(4 of 4)
"Aged 26" (by Anne Crawford Flexner; Richard Aldrich. producer). Robert Harris is a young British actor of engaging manner and appearance who for 30 months in London played The Wind and the Rain's male lead. That emotional medical student was not unlike the John Keats impersonated by Actor Harris in "Aged 26." His performance in this wistful wisp of a play indicates that, if dramatists insist on writing plays about romantic poets, the naive, modest, impetuous sort of charm which seems to be the peculiar distillation of certain young British actors is just what such plays need to be palatable. There are no melodramatic fireworks in "Aged 26." Mr. Harris does not indulge in agonies of poetic creation on the stage, or in windy declamations or wild rantings. He simply portrays an imaginative, otherworldly young man suffering from frustrated love and the foretaste of early death.
"Aged 26" opens in the Fleet Street reading room of Messrs. Taylor & Hessey. Flanked by his loyal publisher, Mr. Taylor (Matthew Boulton) and his devoted friend, Charles Armitage Brown (Kenneth MacKenna), Keats replies with dignity to the gibes of his foppish critics on the London quarterlies, meets Shelley and Byron, attracts their friendship instantly, encounters Fanny Brawne (Linda Watkins) for the first time. Assiduously nursing his sick brother, harassed by poverty and already failing in health himself, Keats appeals to his guardian to reconstrue his grandfather's will so that he can have his share at once instead of waiting until all four grandchildren attain their majority. The guardian refuses. After Tom dies, the poet goes to live with Brown, who picks up the odes he leaves scattered about, lays them away in a drawer. One called On a Grecian Urn is crumpled up in the coal scuttle. Fanny, who lives next door, responds to his love. During one of his coughing spells, the first spot of blood appears on the poet's handkerchief and old Dr. Sawrey orders him to Italy. A ruse engineered by Brown gets Mrs. Brawne out of the way so that John and Fanny may have one night together before he sails for the land in which he is to die six months later, aged 26.

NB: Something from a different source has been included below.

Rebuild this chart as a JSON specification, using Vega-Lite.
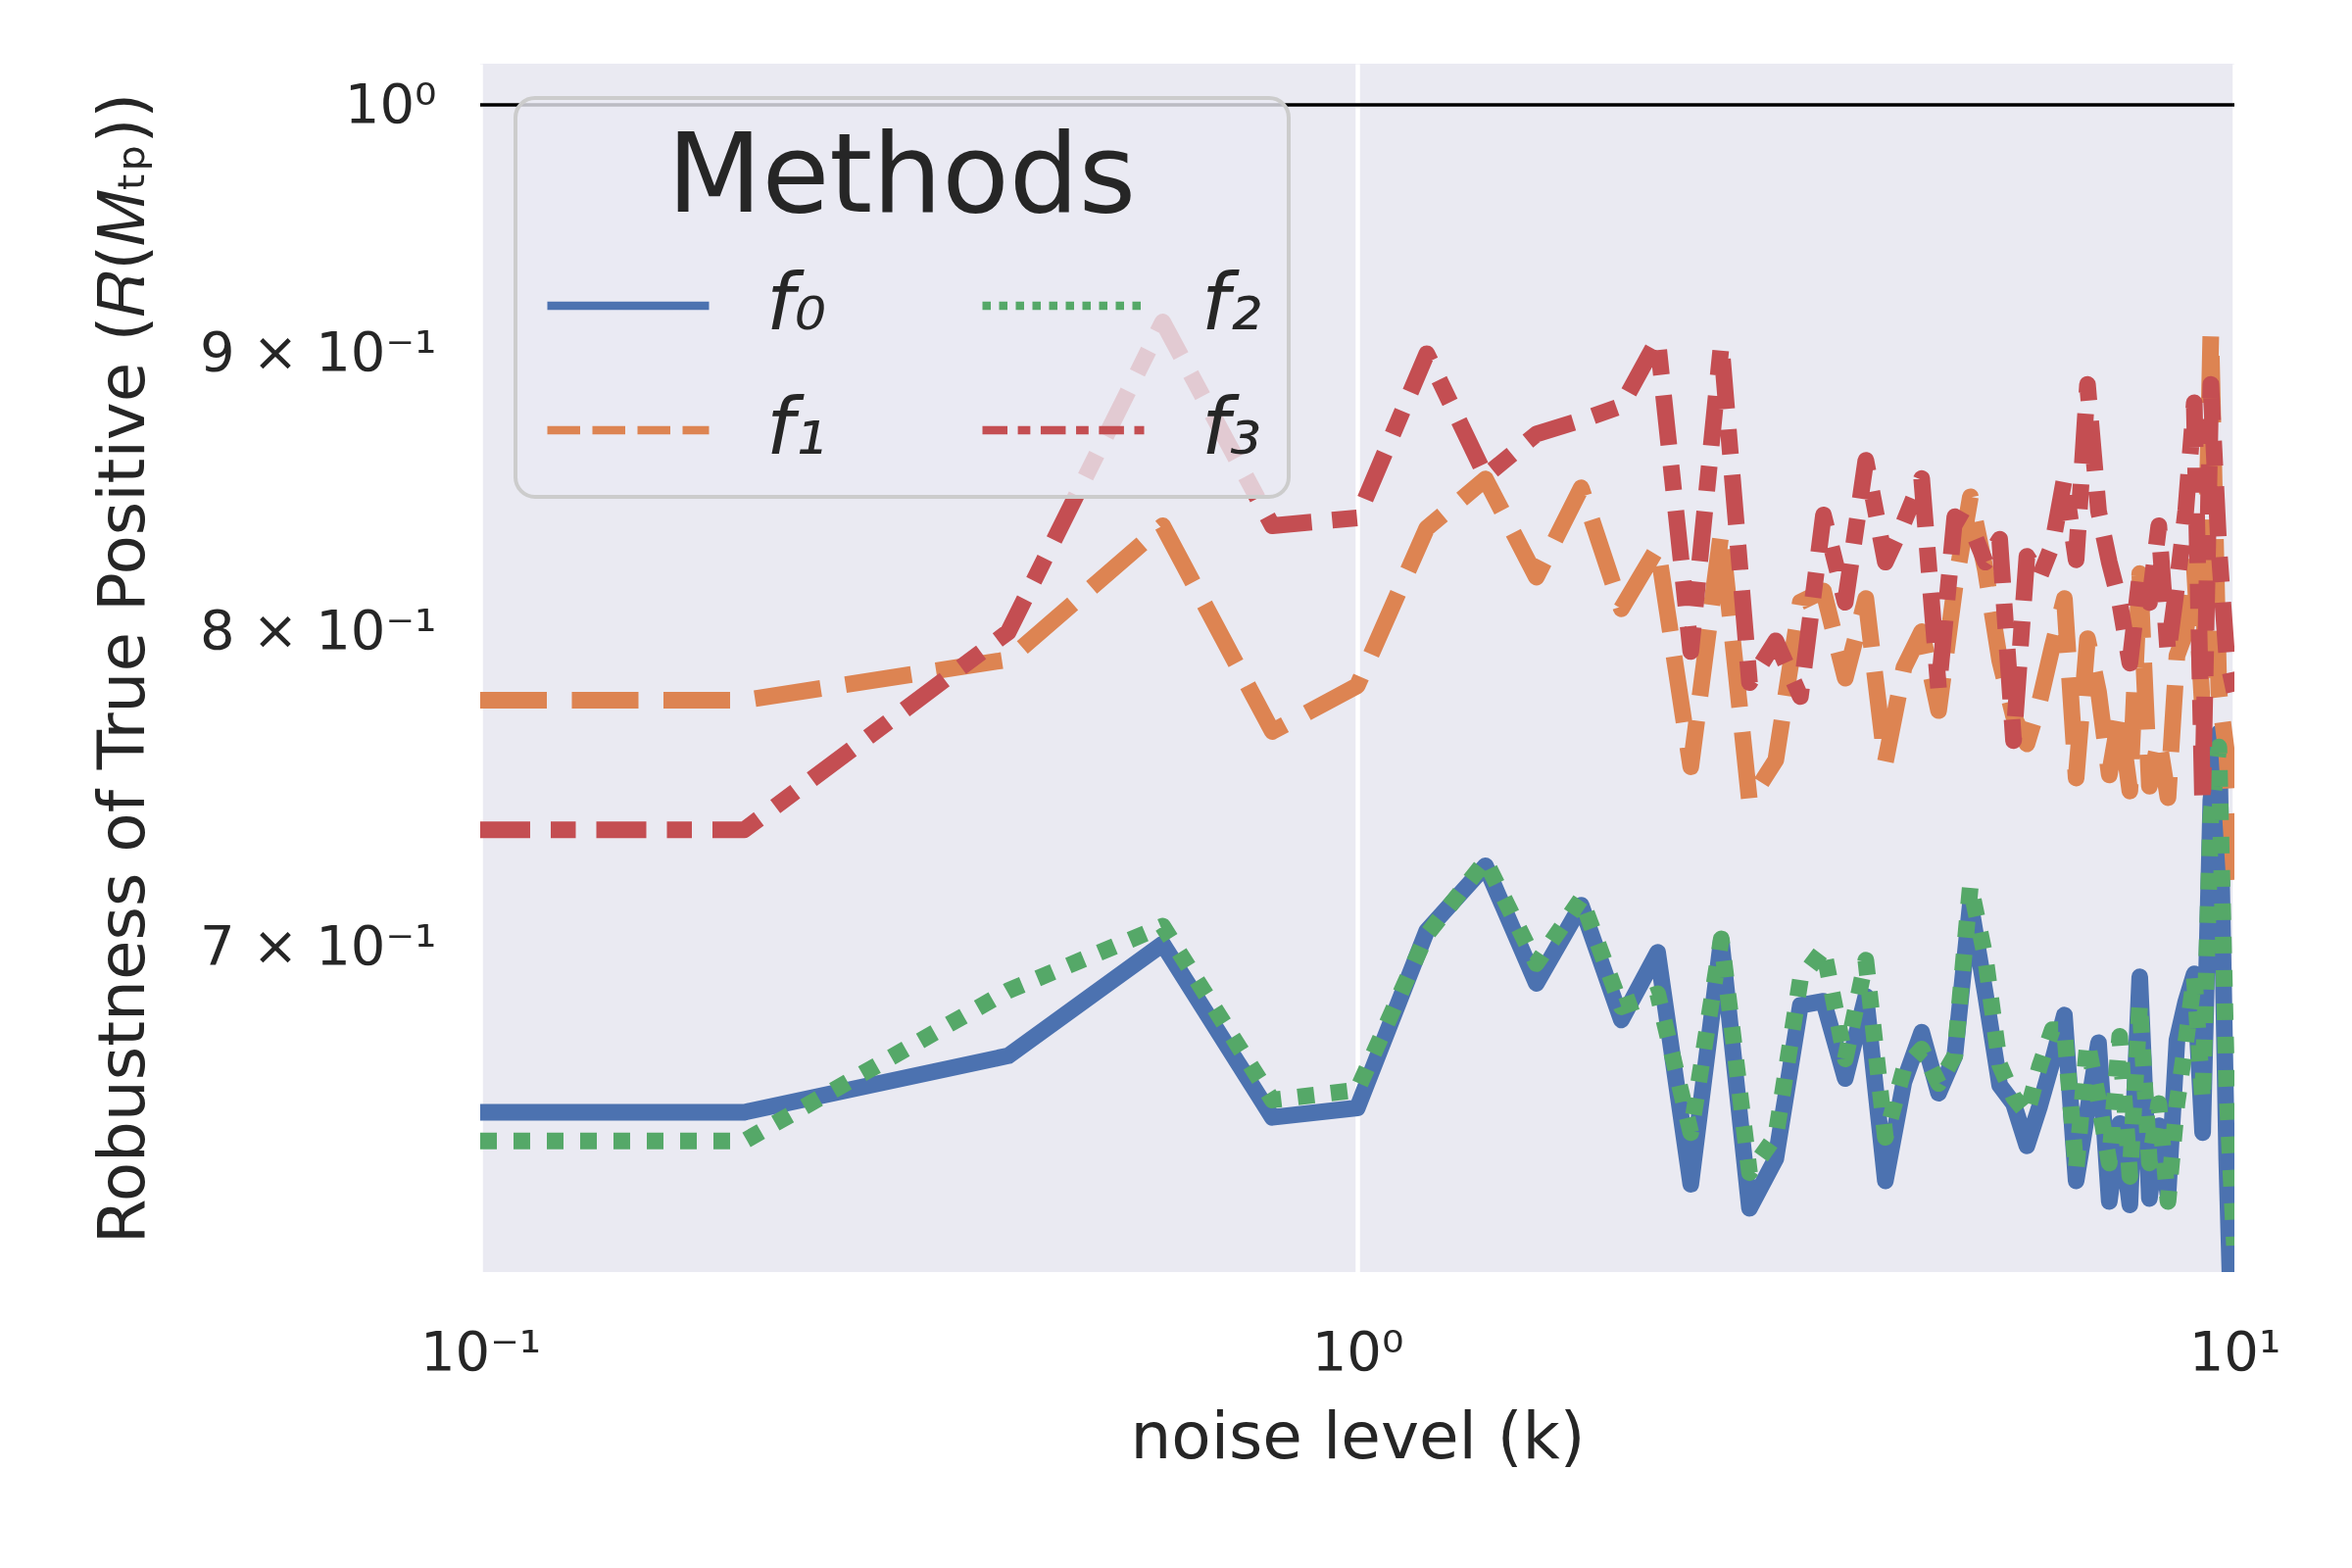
{
  "$schema": "https://vega.github.io/schema/vega-lite/v6.json",
  "width": 1790,
  "height": 1233,
  "autosize": {"type": "none"},
  "padding": {"left": 490, "top": 65, "right": 120, "bottom": 302},
  "background": "white",
  "data": {
    "values": [
      {"k": 0.1, "f0": 0.6528, "f1": 0.7772, "f2": 0.6449, "f3": 0.7357},
      {"k": 0.2, "f0": 0.6528, "f1": 0.7772, "f2": 0.6449, "f3": 0.7357},
      {"k": 0.4, "f0": 0.6686, "f1": 0.7907, "f2": 0.6873, "f3": 0.8000},
      {"k": 0.6, "f0": 0.7010, "f1": 0.8368, "f2": 0.7063, "f3": 0.9122},
      {"k": 0.8, "f0": 0.6514, "f1": 0.7670, "f2": 0.6562, "f3": 0.8368},
      {"k": 1.0, "f0": 0.6540, "f1": 0.7820, "f2": 0.6590, "f3": 0.8396},
      {"k": 1.2, "f0": 0.7049, "f1": 0.8359, "f2": 0.7038, "f3": 0.9000},
      {"k": 1.4, "f0": 0.7246, "f1": 0.8535, "f2": 0.7261, "f3": 0.8546},
      {"k": 1.6, "f0": 0.6894, "f1": 0.8188, "f2": 0.6952, "f3": 0.8699},
      {"k": 1.8, "f0": 0.7126, "f1": 0.8503, "f2": 0.7146, "f3": 0.8750},
      {"k": 2.0, "f0": 0.6788, "f1": 0.8079, "f2": 0.6826, "f3": 0.8803},
      {"k": 2.2, "f0": 0.6985, "f1": 0.8291, "f2": 0.6864, "f3": 0.9054},
      {"k": 2.4, "f0": 0.6332, "f1": 0.7556, "f2": 0.6472, "f3": 0.7934},
      {"k": 2.6, "f0": 0.7020, "f1": 0.8346, "f2": 0.7025, "f3": 0.9035},
      {"k": 2.8, "f0": 0.6268, "f1": 0.7447, "f2": 0.6363, "f3": 0.7830},
      {"k": 3.0, "f0": 0.6401, "f1": 0.7578, "f2": 0.6463, "f3": 0.7970},
      {"k": 3.2, "f0": 0.6830, "f1": 0.8102, "f2": 0.6905, "f3": 0.7784},
      {"k": 3.4, "f0": 0.6842, "f1": 0.8140, "f2": 0.6995, "f3": 0.8406},
      {"k": 3.6, "f0": 0.6622, "f1": 0.7845, "f2": 0.6677, "f3": 0.8101},
      {"k": 3.8, "f0": 0.6856, "f1": 0.8114, "f2": 0.6962, "f3": 0.8603},
      {"k": 4.0, "f0": 0.6341, "f1": 0.7571, "f2": 0.6459, "f3": 0.8240},
      {"k": 4.2, "f0": 0.6613, "f1": 0.7880, "f2": 0.6649, "f3": 0.8381},
      {"k": 4.4, "f0": 0.6753, "f1": 0.8001, "f2": 0.6705, "f3": 0.8537},
      {"k": 4.6, "f0": 0.6581, "f1": 0.7738, "f2": 0.6608, "f3": 0.7808},
      {"k": 4.8, "f0": 0.6686, "f1": 0.8152, "f2": 0.6686, "f3": 0.8400},
      {"k": 5.0, "f0": 0.7131, "f1": 0.8471, "f2": 0.7185, "f3": 0.8368},
      {"k": 5.2, "f0": 0.6865, "f1": 0.8215, "f2": 0.6971, "f3": 0.8240},
      {"k": 5.4, "f0": 0.6603, "f1": 0.7904, "f2": 0.6660, "f3": 0.8320},
      {"k": 5.6, "f0": 0.6552, "f1": 0.7720, "f2": 0.6570, "f3": 0.7640},
      {"k": 5.8, "f0": 0.6436, "f1": 0.7630, "f2": 0.6525, "f3": 0.8260},
      {"k": 6.0, "f0": 0.6546, "f1": 0.7770, "f2": 0.6658, "f3": 0.8190},
      {"k": 6.2, "f0": 0.6670, "f1": 0.7950, "f2": 0.6760, "f3": 0.8300},
      {"k": 6.4, "f0": 0.6802, "f1": 0.8114, "f2": 0.6760, "f3": 0.8537},
      {"k": 6.6, "f0": 0.6341, "f1": 0.7520, "f2": 0.6371, "f3": 0.8248},
      {"k": 6.8, "f0": 0.6531, "f1": 0.7977, "f2": 0.6723, "f3": 0.8884},
      {"k": 7.0, "f0": 0.6723, "f1": 0.7800, "f2": 0.6561, "f3": 0.8420},
      {"k": 7.2, "f0": 0.6286, "f1": 0.7530, "f2": 0.6389, "f3": 0.8240},
      {"k": 7.4, "f0": 0.6497, "f1": 0.7726, "f2": 0.6741, "f3": 0.8100},
      {"k": 7.6, "f0": 0.6277, "f1": 0.7479, "f2": 0.6353, "f3": 0.7895},
      {"k": 7.8, "f0": 0.6913, "f1": 0.8200, "f2": 0.6835, "f3": 0.8190},
      {"k": 8.0, "f0": 0.6294, "f1": 0.7494, "f2": 0.6389, "f3": 0.8100},
      {"k": 8.2, "f0": 0.6491, "f1": 0.7642, "f2": 0.6552, "f3": 0.8368},
      {"k": 8.4, "f0": 0.6303, "f1": 0.7458, "f2": 0.6286, "f3": 0.7927},
      {"k": 8.6, "f0": 0.6730, "f1": 0.7920, "f2": 0.6552, "f3": 0.8160},
      {"k": 8.8, "f0": 0.6840, "f1": 0.8000, "f2": 0.6723, "f3": 0.8420},
      {"k": 9.0, "f0": 0.6922, "f1": 0.8230, "f2": 0.6913, "f3": 0.8815},
      {"k": 9.2, "f0": 0.6472, "f1": 0.7740, "f2": 0.6561, "f3": 0.7438},
      {"k": 9.4, "f0": 0.7450, "f1": 0.9077, "f2": 0.7400, "f3": 0.8884},
      {"k": 9.6, "f0": 0.7665, "f1": 0.7800, "f2": 0.7620, "f3": 0.8290},
      {"k": 9.8, "f0": 0.6400, "f1": 0.7600, "f2": 0.6600, "f3": 0.7920},
      {"k": 10.0, "f0": 0.5700, "f1": 0.7200, "f2": 0.6170, "f3": 0.7800}
    ]
  },
  "layer": [
    {
      "data": {"values": [{"r": 1}]},
      "mark": {"type": "rule", "color": "black", "strokeWidth": 3.3},
      "encoding": {
        "y": {"field": "r", "type": "quantitative", "scale": {"type": "log", "domain": [0.6101, 1.01758], "nice": false, "zero": false}}
      }
    },
    {
      "transform": [
        {"fold": ["f0", "f1", "f2", "f3"], "as": ["method", "r"]}
      ],
      "encoding": {
        "x": {
          "field": "k",
          "type": "quantitative",
          "scale": {"type": "log", "domain": [0.1, 10], "nice": false},
          "axis": {
            "title": "noise level (k)",
            "values": [0.1, 1, 10],
            "labelExpr": "datum.value < 0.5 ? '10⁻¹' : datum.value < 5 ? '10⁰' : '10¹'",
            "labelFlush": false,
            "grid": true,
            "gridColor": "white",
            "gridWidth": 4.5,
            "labelPadding": 55,
            "titlePadding": 27
          }
        },
        "y": {
          "field": "r",
          "type": "quantitative",
          "scale": {"type": "log", "domain": [0.6101, 1.01758], "nice": false, "zero": false},
          "axis": {
            "title": "Robustness of True Positive (𝑅(𝑀ₜₚ))",
            "values": [0.7, 0.8, 0.9, 1],
            "labelExpr": "datum.value > 0.95 ? '10⁰' : format(datum.value * 10, '.0f') + ' × 10⁻¹'",
            "grid": false,
            "labelPadding": 45,
            "titlePadding": 130
          }
        },
        "color": {
          "field": "method",
          "type": "nominal",
          "scale": {"domain": ["f0", "f1", "f2", "f3"], "range": ["#4C72B0", "#DD8452", "#55A868", "#C44E52"]},
          "legend": {
            "title": "Methods",
            "orient": "none",
            "legendX": 36,
            "legendY": 35,
            "columns": 2,
            "direction": "vertical",
            "columnPadding": 142,
            "rowPadding": -8,
            "symbolType": "stroke",
            "symbolSize": 27225,
            "symbolStrokeWidth": 8.5,
            "labelOffset": 54,
            "labelExpr": "replace(replace(replace(replace(datum.label, '0', '₀'), '1', '₁'), '2', '₂'), '3', '₃')",
            "padding": 28,
            "titlePadding": -15,
            "encode": {
              "symbols": {
                "update": {
                  "strokeDash": {"signal": "datum.value == 'f1' ? [33.5, 12.5] : datum.value == 'f2' ? [8.5, 8.5] : datum.value == 'f3' ? [25.5, 10.6, 12.75, 10.6] : [1, 0]"}
                }
              },
              "legend": {
                "update": {"strokeWidth": {"value": 4}}
              }
            }
          }
        }
      },
      "layer": [
        {
          "transform": [{"filter": "datum.method == 'f0'"}],
          "mark": {"type": "line", "strokeWidth": 17, "strokeJoin": "round", "strokeCap": "butt", "clip": true},
          "encoding": {}
        },
        {
          "transform": [{"filter": "datum.method == 'f1'"}],
          "mark": {"type": "line", "strokeWidth": 17, "strokeJoin": "round", "strokeCap": "butt", "strokeDash": [68, 25.5], "clip": true},
          "encoding": {}
        },
        {
          "transform": [{"filter": "datum.method == 'f2'"}],
          "mark": {"type": "line", "strokeWidth": 17, "strokeJoin": "round", "strokeCap": "butt", "strokeDash": [17, 17], "clip": true},
          "encoding": {}
        },
        {
          "transform": [{"filter": "datum.method == 'f3'"}],
          "mark": {"type": "line", "strokeWidth": 17, "strokeJoin": "round", "strokeCap": "butt", "strokeDash": [51, 21, 25.5, 21], "clip": true},
          "encoding": {}
        }
      ]
    }
  ],
  "config": {
    "view": {"fill": "#EAEAF2", "stroke": null},
    "font": "DejaVu Sans",
    "axis": {
      "domain": false,
      "ticks": false,
      "labelFont": "DejaVu Sans",
      "labelFontSize": 56,
      "labelColor": "#262626",
      "labelLimit": 0,
      "titleFont": "DejaVu Sans",
      "titleFontSize": 66,
      "titleFontWeight": "normal",
      "titleColor": "#262626"
    },
    "legend": {
      "titleFont": "DejaVu Sans",
      "titleFontSize": 112,
      "titleFontWeight": "normal",
      "titleColor": "#262626",
      "titleAnchor": "middle",
      "titleLimit": 0,
      "labelFont": "DejaVu Sans",
      "labelFontSize": 81,
      "labelFontStyle": "italic",
      "labelColor": "#262626",
      "fillColor": "rgba(234,234,242,0.8)",
      "strokeColor": "#CCCCCC",
      "cornerRadius": 20,
      "labelLimit": 0
    }
  }
}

All Editions (by Charles Washburn & Clyde North; Juliana Morgan, producer) contains an undertaker who wants to find a fearfully ugly man, ready & willing to die. on whom he can perform beautifying post-mortem surgery which will attract attention to his art. He finds a perfect specimen, an old carnival man named Rhinoceros who looks somewhat like the late Lon Chaney's Quasimodo. Rhinoceros is ill and willing to die for $500, which is to be given to the girl who has taken care of him. Rhinoceros feigns death by hypnotizing himself but escapes in time from the undertaker's operating table.
Unfortunately this grisly business has not been put into a good horror play but into what purports to be a merry farce-comedy about high-pressure pressagentry. Author Charles Washburn is a Manhattan theatrical pressagent. Producer Juliana Morgan is Mrs. Oscar W. Ehrhorn, wife of a Federal referee in bankruptcy.